The decision to declassify the top secret files of State Security (KGB), Main Intelligence Directorate (GRU), CHEKA, Prosecution of USSR, NKVD, SMERSH and Ministry of State Security (MGB) was taken by the Ukraine Parliament in April.

GRU was founded as ‘Registration Directorate’ in 1918 and later in 1942 it was renamed GRU. SMERSH was founded by Stalin in 1943. The KGB was born in March 1954 as Committee for State Security.

After Ukraine’s independence in 1991, these files were kept in the custody of its security service. The Ukraine government is planning an Internet portal to make the records available online, by the end of 2015.

According to archival materials on the gulags, several camps were erected in Yakutsk on river Lena. Prisoners were employed in building new shafts for coal mines, roads, dams and so on. Each camp had 500-1,000 prisoners, many of whom died constructing roads in the coldest place on earth.

Declassifying the Indian government’s files, 60 in the custody of the Prime Minister’s office and 27 with the Ministry of External Affairs, from the period between 1940 and 1960, could help resolve the enduring mystery of what actually happened to one of India’s great patriots.

The Indian government has now formed an inter-ministerial committee to review its Official Secrets Act in context of demands to declassify files related to Bose's death or disappearance.
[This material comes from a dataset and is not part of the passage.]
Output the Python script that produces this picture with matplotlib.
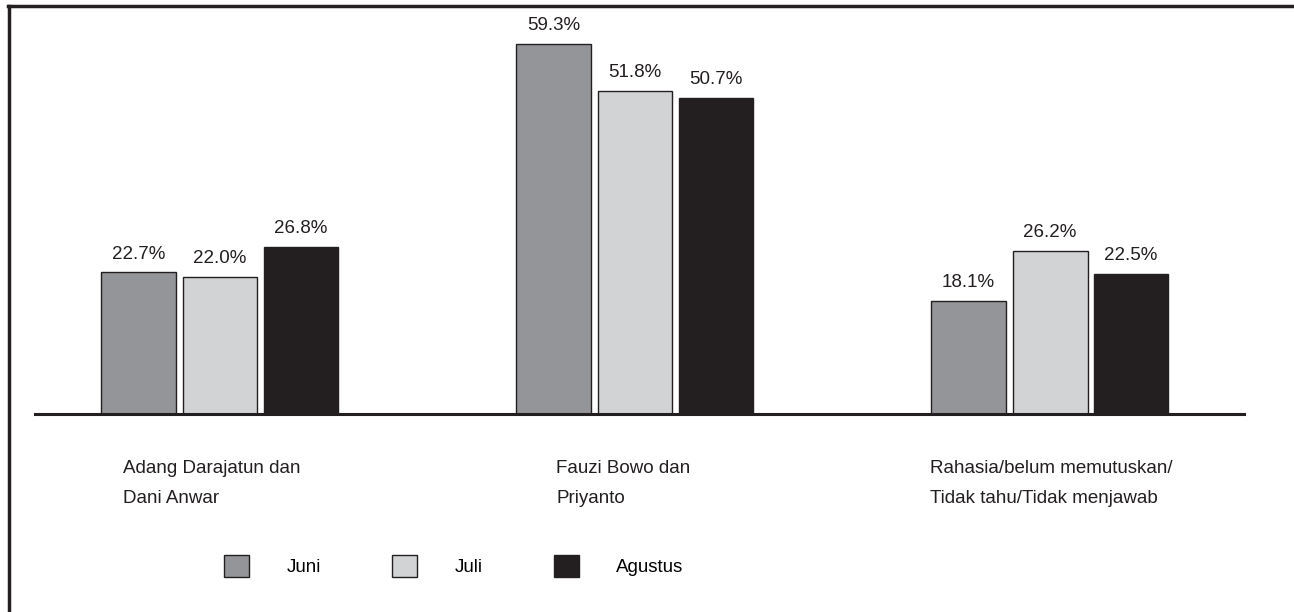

Prime Minister Modi met with members of the extended Bose family and said he would try to resolve the issue.

Sugato Bose, a grand-nephew of 'Netaji' and now a Member of the Indian Parliament, said "it is rubbish" to suggest that relations with any countries would be affected if the files are declassified. 

The Bose family is divided about raking up the issue of his death. Sugato believes that 'Netaji' Bose died in 1945. He feels releasing all the files to the public would "once and for always" stop speculation. Another branch of the family feels that he escaped to Russia and there was a cover-up by Nehru and the Congress about the fate of a possible rival.